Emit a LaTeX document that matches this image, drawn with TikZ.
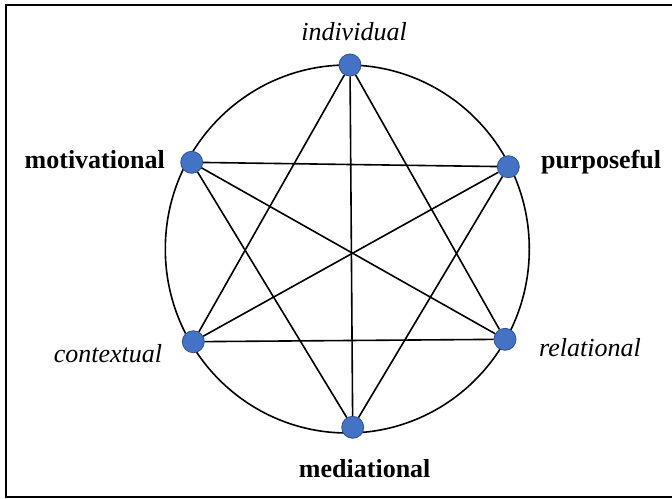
\documentclass[tikz,border=0pt]{standalone}
\usepackage{fontspec}
\setmainfont{Liberation Serif}
\usetikzlibrary{positioning}

\definecolor{dotblue}{HTML}{4472C4}
\definecolor{dotrim}{HTML}{2F528F}

\begin{document}
\begin{tikzpicture}[
  x=1pt, y=-1pt,
  dot/.style={circle, fill=dotblue, draw=dotrim, line width=0.8pt,
              minimum size=22pt, inner sep=0pt},
  strong/.style={font=\fontsize{26}{28}\selectfont\bfseries, inner sep=0pt},
  soft/.style={font=\fontsize{26}{28}\selectfont\itshape, inner sep=0pt},
  e/.style={line width=1.6pt},
]
  \useasboundingbox (0,0) rectangle (672,498);
  \draw[line width=2pt] (5.5,4.5) rectangle (690,496.5);

  \draw[e] (347.3,249) ellipse [x radius=182, y radius=184];

  \node[dot] (ind) at (350,65)      {};
  \node[dot] (mot) at (191.7,162.3) {};
  \node[dot] (pur) at (508.3,166.7) {};
  \node[dot] (con) at (193.3,341.7) {};
  \node[dot] (rel) at (505,339.3)   {};
  \node[dot] (med) at (352.7,427.3) {};

  % labels, set on their baselines
  \node[soft, anchor=base] (indl) at ([xshift=4pt, yshift=25pt]ind) {individual};
  \node[strong, anchor=base east] (motl) at ([xshift=-26.7pt, yshift=-5.7pt]mot) {motivational};
  \node[strong, anchor=base west] (purl) at ([xshift=32.7pt, yshift=-1.3pt]pur) {purposeful};
  \node[soft, anchor=base east] (conl) at ([xshift=-31pt, yshift=-20.3pt]con) {contextual};
  \node[soft, anchor=base west] (rell) at ([xshift=34pt, yshift=-16.7pt]rel) {relational};
  \node[strong, anchor=base] (medl) at ([xshift=12pt, yshift=-49.7pt]med) {mediational};

  \draw[e] (ind) -- (con);
  \draw[e] (ind) -- (med);
  \draw[e] (ind) -- (rel);
  \draw[e] (mot) -- (pur);
  \draw[e] (mot) -- (rel);
  \draw[e] (mot) -- (med);
  \draw[e] (pur) -- (con);
  \draw[e] (pur) -- (med);
  \draw[e] (con) -- (rel);
\end{tikzpicture}
\end{document}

-------------------------

# [Aim of the exercise]
Return the material word for word. Pictures are not part of the copy.

# [Reply]
Emit a LaTeX document that matches this image, drawn with TikZ.
\documentclass[tikz,border=0pt]{standalone}
\usepackage{fontspec}
\setmainfont{Liberation Serif}
\usetikzlibrary{positioning}

\definecolor{dotblue}{HTML}{4472C4}
\definecolor{dotrim}{HTML}{2F528F}

\begin{document}
\begin{tikzpicture}[
  x=1pt, y=-1pt,
  dot/.style={circle, fill=dotblue, draw=dotrim, line width=0.8pt,
              minimum size=22pt, inner sep=0pt},
  strong/.style={font=\fontsize{26}{28}\selectfont\bfseries, inner sep=0pt},
  soft/.style={font=\fontsize{26}{28}\selectfont\itshape, inner sep=0pt},
  e/.style={line width=1.6pt},
]
  \useasboundingbox (0,0) rectangle (672,498);
  \draw[line width=2pt] (5.5,4.5) rectangle (690,496.5);

  \draw[e] (347.3,249) ellipse [x radius=182, y radius=184];

  \node[dot] (ind) at (350,65)      {};
  \node[dot] (mot) at (191.7,162.3) {};
  \node[dot] (pur) at (508.3,166.7) {};
  \node[dot] (con) at (193.3,341.7) {};
  \node[dot] (rel) at (505,339.3)   {};
  \node[dot] (med) at (352.7,427.3) {};

  % labels, set on their baselines
  \node[soft, anchor=base] (indl) at ([xshift=4pt, yshift=25pt]ind) {individual};
  \node[strong, anchor=base east] (motl) at ([xshift=-26.7pt, yshift=-5.7pt]mot) {motivational};
  \node[strong, anchor=base west] (purl) at ([xshift=32.7pt, yshift=-1.3pt]pur) {purposeful};
  \node[soft, anchor=base east] (conl) at ([xshift=-31pt, yshift=-20.3pt]con) {contextual};
  \node[soft, anchor=base west] (rell) at ([xshift=34pt, yshift=-16.7pt]rel) {relational};
  \node[strong, anchor=base] (medl) at ([xshift=12pt, yshift=-49.7pt]med) {mediational};

  \draw[e] (ind) -- (con);
  \draw[e] (ind) -- (med);
  \draw[e] (ind) -- (rel);
  \draw[e] (mot) -- (pur);
  \draw[e] (mot) -- (rel);
  \draw[e] (mot) -- (med);
  \draw[e] (pur) -- (con);
  \draw[e] (pur) -- (med);
  \draw[e] (con) -- (rel);
\end{tikzpicture}
\end{document}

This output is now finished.